* start *

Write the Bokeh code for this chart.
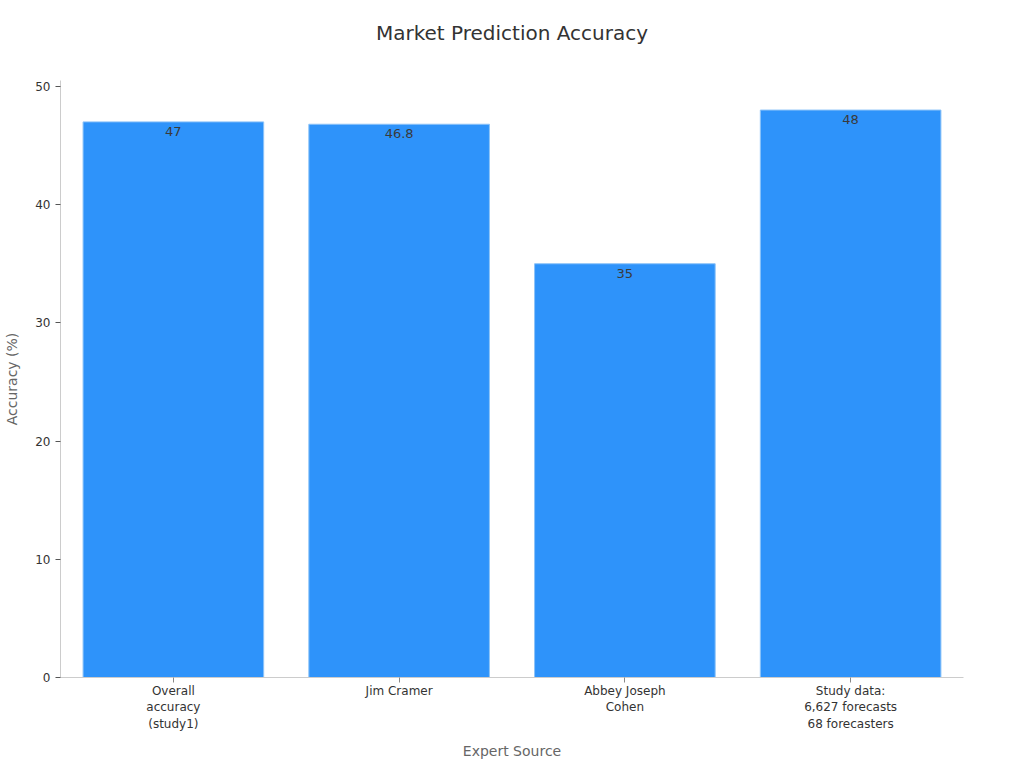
from bokeh.plotting import figure
from bokeh.models import ColumnDataSource, Range1d, LabelSet
from bokeh.core.properties import value
from bokeh.embed import file_html
from bokeh.resources import INLINE

# data
sources = ["Overall\naccuracy\n(study1)", "Jim Cramer", "Abbey Joseph\nCohen",
           "Study data:\n6,627 forecasts\n68 forecasters"]
accuracy = [47, 46.8, 35, 48]
value_text = ["47", "46.8", "35", "48"]

src = ColumnDataSource(data=dict(x=sources, top=accuracy, lab=value_text))

FONT = "DejaVu Sans"

p = figure(x_range=sources, y_range=Range1d(0, 50.5), width=1008, height=762,
           output_backend="svg", toolbar_location=None,
           min_border_left=60, min_border_right=45, min_border_top=80, min_border_bottom=85)

# the empty second line lifts the title away from the plot frame
p.title.text = "Market Prediction Accuracy\n "
p.title.align = "center"
p.title.text_font = FONT
p.title.text_font_size = "20px"
p.title.text_font_style = "normal"
p.title.text_color = "#333333"
p.title.standoff = 24

p.vbar(x="x", top="top", width=0.8, source=src, fill_color="#2E93FA",
       line_color="#8cc3f8", line_width=1)

labels = LabelSet(x="x", y="top", text="lab", source=src, text_align="center",
                  text_baseline="top", y_offset=-5, text_font=value(FONT),
                  text_font_size=value("13px"), text_color="#3a3a3a")
p.add_layout(labels)

p.outline_line_color = None
p.xgrid.grid_line_color = None
p.ygrid.grid_line_color = None

for ax in (p.xaxis, p.yaxis):
    ax.axis_line_color = "#cccccc"
    ax.major_tick_line_color = "#555555"
    ax.minor_tick_line_color = None
    ax.major_tick_in = 0
    ax.major_tick_out = 5
    ax.major_label_text_font = FONT
    ax.major_label_text_font_size = "12px"
    ax.major_label_text_color = "#333333"
    ax.axis_label_text_font = FONT
    ax.axis_label_text_font_size = "14px"
    ax.axis_label_text_font_style = "normal"
    ax.axis_label_text_color = "#666666"

p.xaxis.axis_label = "Expert Source"
p.xaxis.major_label_standoff = 1
p.xaxis.axis_label_standoff = 9
p.xaxis.major_tick_line_color = "#888888"
p.yaxis.axis_label = "Accuracy (%)"
p.yaxis.axis_label_standoff = 12
p.yaxis.ticker = [0, 10, 20, 30, 40, 50]
p.x_range.range_padding = 0

open("out.html", "w").write(file_html(p, INLINE))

* end *

* _WHAT YOU ARE ASKED TO DO_: Make an exact copy of the whole listing, but don't bring over any pictures.

* _SOLVED PROBLEM_:
Write the Bokeh code for this chart.
from bokeh.plotting import figure
from bokeh.models import ColumnDataSource, Range1d, LabelSet
from bokeh.core.properties import value
from bokeh.embed import file_html
from bokeh.resources import INLINE

# data
sources = ["Overall\naccuracy\n(study1)", "Jim Cramer", "Abbey Joseph\nCohen",
           "Study data:\n6,627 forecasts\n68 forecasters"]
accuracy = [47, 46.8, 35, 48]
value_text = ["47", "46.8", "35", "48"]

src = ColumnDataSource(data=dict(x=sources, top=accuracy, lab=value_text))

FONT = "DejaVu Sans"

p = figure(x_range=sources, y_range=Range1d(0, 50.5), width=1008, height=762,
           output_backend="svg", toolbar_location=None,
           min_border_left=60, min_border_right=45, min_border_top=80, min_border_bottom=85)

# the empty second line lifts the title away from the plot frame
p.title.text = "Market Prediction Accuracy\n "
p.title.align = "center"
p.title.text_font = FONT
p.title.text_font_size = "20px"
p.title.text_font_style = "normal"
p.title.text_color = "#333333"
p.title.standoff = 24

p.vbar(x="x", top="top", width=0.8, source=src, fill_color="#2E93FA",
       line_color="#8cc3f8", line_width=1)

labels = LabelSet(x="x", y="top", text="lab", source=src, text_align="center",
                  text_baseline="top", y_offset=-5, text_font=value(FONT),
                  text_font_size=value("13px"), text_color="#3a3a3a")
p.add_layout(labels)

p.outline_line_color = None
p.xgrid.grid_line_color = None
p.ygrid.grid_line_color = None

for ax in (p.xaxis, p.yaxis):
    ax.axis_line_color = "#cccccc"
    ax.major_tick_line_color = "#555555"
    ax.minor_tick_line_color = None
    ax.major_tick_in = 0
    ax.major_tick_out = 5
    ax.major_label_text_font = FONT
    ax.major_label_text_font_size = "12px"
    ax.major_label_text_color = "#333333"
    ax.axis_label_text_font = FONT
    ax.axis_label_text_font_size = "14px"
    ax.axis_label_text_font_style = "normal"
    ax.axis_label_text_color = "#666666"

p.xaxis.axis_label = "Expert Source"
p.xaxis.major_label_standoff = 1
p.xaxis.axis_label_standoff = 9
p.xaxis.major_tick_line_color = "#888888"
p.yaxis.axis_label = "Accuracy (%)"
p.yaxis.axis_label_standoff = 12
p.yaxis.ticker = [0, 10, 20, 30, 40, 50]
p.x_range.range_padding = 0

open("out.html", "w").write(file_html(p, INLINE))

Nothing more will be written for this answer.